INPUT ROWS |
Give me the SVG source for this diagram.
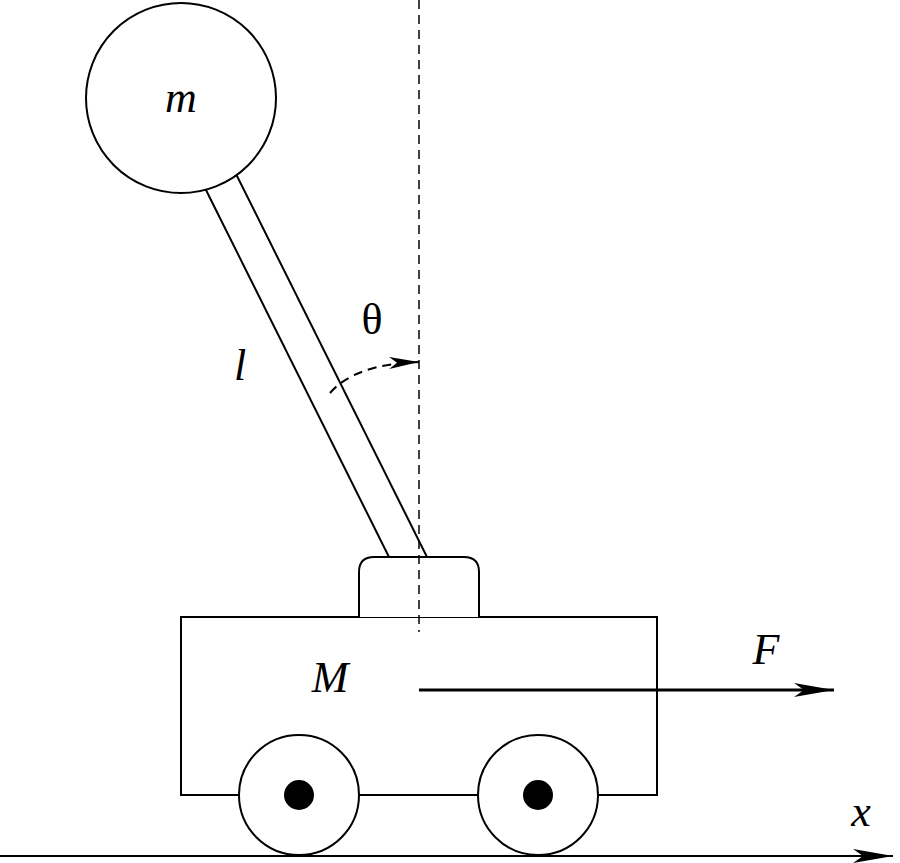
<svg xmlns="http://www.w3.org/2000/svg" width="900" height="863" viewBox="0 0 900 863">
<style>
.s{fill:none;stroke:#000;stroke-width:2}
.w{fill:#fff;stroke:#000;stroke-width:2}
.t{font-family:"Liberation Serif",serif;font-style:italic;font-size:44px;fill:#000;text-anchor:middle}
</style>
<defs>
<marker id="a" markerWidth="30" markerHeight="12" refX="30" refY="6" orient="auto" markerUnits="userSpaceOnUse"><path d="M0,0 L30,6 L0,12 L8,6 Z" fill="#000"/></marker>
<marker id="b" markerWidth="40" markerHeight="14" refX="40" refY="7" orient="auto" markerUnits="userSpaceOnUse"><path d="M0,0 L40,7 L0,14 L10,7 Z" fill="#000"/></marker>
</defs>
<rect width="900" height="863" fill="#fff"/>
<g id="ground"><line class="s" x1="0" y1="856" x2="893" y2="856" marker-end="url(#b)"/><text class="t" x="861" y="826">x</text></g>
<g id="cart"><rect class="s" x="181" y="617" width="476" height="178"/><text class="t" x="330" y="692">M</text></g>
<g id="cap"><path class="w" d="M359,617 V572 Q359,557 374,557 H464 Q479,557 479,572 V617"/></g>
<g id="wheel1"><circle class="w" cx="299" cy="795" r="60"/><circle cx="299" cy="795" r="15"/></g>
<g id="wheel2"><circle class="w" cx="538" cy="795" r="60"/><circle cx="538" cy="795" r="15"/></g>
<g id="rod"><line class="s" x1="205" y1="188" x2="389" y2="557"/><line class="s" x1="236" y1="174" x2="427" y2="557"/><text class="t" x="240" y="380">l</text></g>
<g id="ball"><circle class="w" cx="181" cy="98" r="95"/><text class="t" x="181" y="112">m</text></g>
<g id="connectors">
<line x1="419" y1="0" x2="419" y2="632" stroke="#000" stroke-width="1.5" stroke-dasharray="9,6"/>
<path d="M330,393 Q355,364 419,362" fill="none" stroke="#000" stroke-width="2" stroke-dasharray="9,6" marker-end="url(#a)"/>
<line x1="419" y1="690" x2="834" y2="690" stroke="#000" stroke-width="3" marker-end="url(#b)"/>
</g>
<text x="372" y="334" font-family="Liberation Serif,serif" font-size="44" text-anchor="middle">θ</text>
<text class="t" x="766" y="664">F</text>
</svg>
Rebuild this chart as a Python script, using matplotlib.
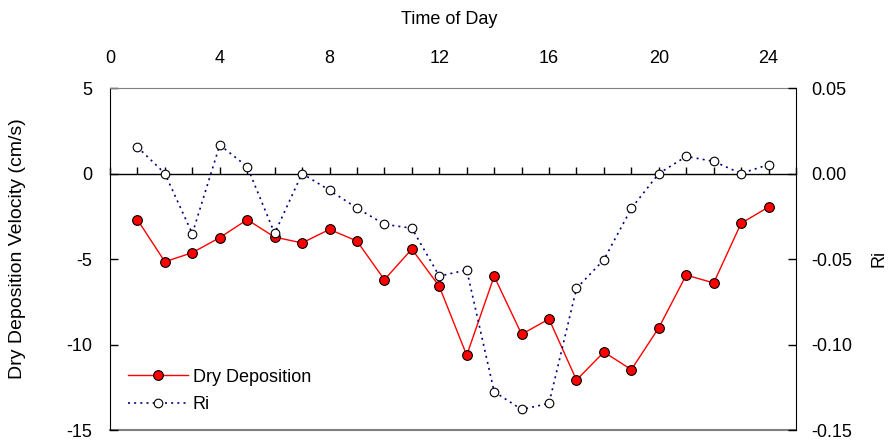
import numpy as np
import matplotlib
matplotlib.use("Agg")
import matplotlib.pyplot as plt
from matplotlib.ticker import MultipleLocator, FormatStrFormatter

plt.rcParams['font.family'] = ['Liberation Sans', 'DejaVu Sans']
plt.rcParams['font.size'] = 13
plt.rcParams['axes.unicode_minus'] = False

# hourly values
hours = list(range(1, 25))
dry_dep = [-2.70, -5.16, -4.63, -3.75, -2.70, -3.72, -4.06, -3.27, -3.95, -6.21,
           -4.42, -6.60, -10.63, -6.01, -9.40, -8.51, -12.08, -10.44, -11.47, -9.02,
           -5.94, -6.40, -2.91, -1.96]
ri = [0.0155, 0.0, -0.0352, 0.0167, 0.0040, -0.0350, 0.0, -0.0098, -0.0202, -0.0297,
      -0.0320, -0.0600, -0.0564, -0.1276, -0.1380, -0.1344, -0.0672, -0.0504, -0.0204, 0.0,
      0.0100, 0.0071, 0.0, 0.0052]
top_ticks = [0, 4, 8, 12, 16, 20, 24]

fig = plt.figure(figsize=(8.91, 4.40), dpi=100)
ax = fig.add_axes([110/891, 10/440, 686/891, 342/440])

ax.plot(hours, dry_dep, c='#ff0000', lw=1.0, marker='o', ms=7,
        mfc='#ff0000', mec='black', mew=0.8, label='Dry Deposition', zorder=3)

ax.set_xlim(0, 25)
ax.set_ylim(-15, 5)
ax.yaxis.set_major_locator(MultipleLocator(5))
ax.xaxis.set_major_locator(MultipleLocator(1))

# category axis sits on the zero line, labels go on top
ax.spines['bottom'].set_position(('data', 0))
ax.spines['bottom'].set_linewidth(1.0)
ax.spines['top'].set_color('#808080')
ax.spines['right'].set_visible(False)
ax.tick_params(axis='x', direction='in', length=5, width=1, labelbottom=False)
ax.tick_params(axis='y', direction='in', length=6, width=1, pad=13)
ax.axhline(-15, color='#808080', lw=1.5, clip_on=False, zorder=1)

secax = ax.secondary_xaxis('top')
secax.set_xticks(top_ticks)
secax.tick_params(length=0, pad=15)
secax.spines['top'].set_visible(False)

ax2 = ax.twinx()
ax2.plot(hours, ri, c='#000080', lw=1.2, ls=(0, (1.2, 2.5)), marker='o', ms=6.2,
         mfc='white', mec='black', mew=0.8, label='Ri', zorder=3)
ax2.set_ylim(-0.15, 0.05)
ax2.yaxis.set_major_locator(MultipleLocator(0.05))
ax2.yaxis.set_major_formatter(FormatStrFormatter('%.2f'))
for s in ['top', 'bottom', 'left']:
    ax2.spines[s].set_visible(False)
ax2.tick_params(axis='y', direction='in', length=6, width=1, pad=11)

fig.text(449/891, 1 - 20/440, 'Time of Day', ha='center', va='center', fontsize=13)
fig.text(18/891, 1 - 249/440, 'Dry Deposition Velocity (cm/s)', ha='center',
         va='center', rotation=90, fontsize=14)
fig.text(879/891, 1 - 258/440, 'Ri', ha='center', va='center', rotation=90, fontsize=13)

h1, l1 = ax.get_legend_handles_labels()
h2, l2 = ax2.get_legend_handles_labels()
ax2.legend(h1 + h2, l1 + l2, loc='center left', bbox_to_anchor=(128/891, 1 - 391/440),
           bbox_transform=fig.transFigure, frameon=False, borderpad=0, borderaxespad=0,
           handlelength=3.3, handletextpad=0.3, labelspacing=0.6, fontsize=13)

fig.savefig('out.png', dpi=100)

YOUR OBJECTIVE | Restate the whole listing above exactly, except for its images.

SOLUTION TO THIS PROBLEM |
Give me the SVG source for this diagram.
<svg xmlns="http://www.w3.org/2000/svg" width="900" height="863" viewBox="0 0 900 863">
<style>
.s{fill:none;stroke:#000;stroke-width:2}
.w{fill:#fff;stroke:#000;stroke-width:2}
.t{font-family:"Liberation Serif",serif;font-style:italic;font-size:44px;fill:#000;text-anchor:middle}
</style>
<defs>
<marker id="a" markerWidth="30" markerHeight="12" refX="30" refY="6" orient="auto" markerUnits="userSpaceOnUse"><path d="M0,0 L30,6 L0,12 L8,6 Z" fill="#000"/></marker>
<marker id="b" markerWidth="40" markerHeight="14" refX="40" refY="7" orient="auto" markerUnits="userSpaceOnUse"><path d="M0,0 L40,7 L0,14 L10,7 Z" fill="#000"/></marker>
</defs>
<rect width="900" height="863" fill="#fff"/>
<g id="ground"><line class="s" x1="0" y1="856" x2="893" y2="856" marker-end="url(#b)"/><text class="t" x="861" y="826">x</text></g>
<g id="cart"><rect class="s" x="181" y="617" width="476" height="178"/><text class="t" x="330" y="692">M</text></g>
<g id="cap"><path class="w" d="M359,617 V572 Q359,557 374,557 H464 Q479,557 479,572 V617"/></g>
<g id="wheel1"><circle class="w" cx="299" cy="795" r="60"/><circle cx="299" cy="795" r="15"/></g>
<g id="wheel2"><circle class="w" cx="538" cy="795" r="60"/><circle cx="538" cy="795" r="15"/></g>
<g id="rod"><line class="s" x1="205" y1="188" x2="389" y2="557"/><line class="s" x1="236" y1="174" x2="427" y2="557"/><text class="t" x="240" y="380">l</text></g>
<g id="ball"><circle class="w" cx="181" cy="98" r="95"/><text class="t" x="181" y="112">m</text></g>
<g id="connectors">
<line x1="419" y1="0" x2="419" y2="632" stroke="#000" stroke-width="1.5" stroke-dasharray="9,6"/>
<path d="M330,393 Q355,364 419,362" fill="none" stroke="#000" stroke-width="2" stroke-dasharray="9,6" marker-end="url(#a)"/>
<line x1="419" y1="690" x2="834" y2="690" stroke="#000" stroke-width="3" marker-end="url(#b)"/>
</g>
<text x="372" y="334" font-family="Liberation Serif,serif" font-size="44" text-anchor="middle">θ</text>
<text class="t" x="766" y="664">F</text>
</svg>
Rebuild this chart as a Python script, using matplotlib.
import numpy as np
import matplotlib
matplotlib.use("Agg")
import matplotlib.pyplot as plt
from matplotlib.ticker import MultipleLocator, FormatStrFormatter

plt.rcParams['font.family'] = ['Liberation Sans', 'DejaVu Sans']
plt.rcParams['font.size'] = 13
plt.rcParams['axes.unicode_minus'] = False

# hourly values
hours = list(range(1, 25))
dry_dep = [-2.70, -5.16, -4.63, -3.75, -2.70, -3.72, -4.06, -3.27, -3.95, -6.21,
           -4.42, -6.60, -10.63, -6.01, -9.40, -8.51, -12.08, -10.44, -11.47, -9.02,
           -5.94, -6.40, -2.91, -1.96]
ri = [0.0155, 0.0, -0.0352, 0.0167, 0.0040, -0.0350, 0.0, -0.0098, -0.0202, -0.0297,
      -0.0320, -0.0600, -0.0564, -0.1276, -0.1380, -0.1344, -0.0672, -0.0504, -0.0204, 0.0,
      0.0100, 0.0071, 0.0, 0.0052]
top_ticks = [0, 4, 8, 12, 16, 20, 24]

fig = plt.figure(figsize=(8.91, 4.40), dpi=100)
ax = fig.add_axes([110/891, 10/440, 686/891, 342/440])

ax.plot(hours, dry_dep, c='#ff0000', lw=1.0, marker='o', ms=7,
        mfc='#ff0000', mec='black', mew=0.8, label='Dry Deposition', zorder=3)

ax.set_xlim(0, 25)
ax.set_ylim(-15, 5)
ax.yaxis.set_major_locator(MultipleLocator(5))
ax.xaxis.set_major_locator(MultipleLocator(1))

# category axis sits on the zero line, labels go on top
ax.spines['bottom'].set_position(('data', 0))
ax.spines['bottom'].set_linewidth(1.0)
ax.spines['top'].set_color('#808080')
ax.spines['right'].set_visible(False)
ax.tick_params(axis='x', direction='in', length=5, width=1, labelbottom=False)
ax.tick_params(axis='y', direction='in', length=6, width=1, pad=13)
ax.axhline(-15, color='#808080', lw=1.5, clip_on=False, zorder=1)

secax = ax.secondary_xaxis('top')
secax.set_xticks(top_ticks)
secax.tick_params(length=0, pad=15)
secax.spines['top'].set_visible(False)

ax2 = ax.twinx()
ax2.plot(hours, ri, c='#000080', lw=1.2, ls=(0, (1.2, 2.5)), marker='o', ms=6.2,
         mfc='white', mec='black', mew=0.8, label='Ri', zorder=3)
ax2.set_ylim(-0.15, 0.05)
ax2.yaxis.set_major_locator(MultipleLocator(0.05))
ax2.yaxis.set_major_formatter(FormatStrFormatter('%.2f'))
for s in ['top', 'bottom', 'left']:
    ax2.spines[s].set_visible(False)
ax2.tick_params(axis='y', direction='in', length=6, width=1, pad=11)

fig.text(449/891, 1 - 20/440, 'Time of Day', ha='center', va='center', fontsize=13)
fig.text(18/891, 1 - 249/440, 'Dry Deposition Velocity (cm/s)', ha='center',
         va='center', rotation=90, fontsize=14)
fig.text(879/891, 1 - 258/440, 'Ri', ha='center', va='center', rotation=90, fontsize=13)

h1, l1 = ax.get_legend_handles_labels()
h2, l2 = ax2.get_legend_handles_labels()
ax2.legend(h1 + h2, l1 + l2, loc='center left', bbox_to_anchor=(128/891, 1 - 391/440),
           bbox_transform=fig.transFigure, frameon=False, borderpad=0, borderaxespad=0,
           handlelength=3.3, handletextpad=0.3, labelspacing=0.6, fontsize=13)

fig.savefig('out.png', dpi=100)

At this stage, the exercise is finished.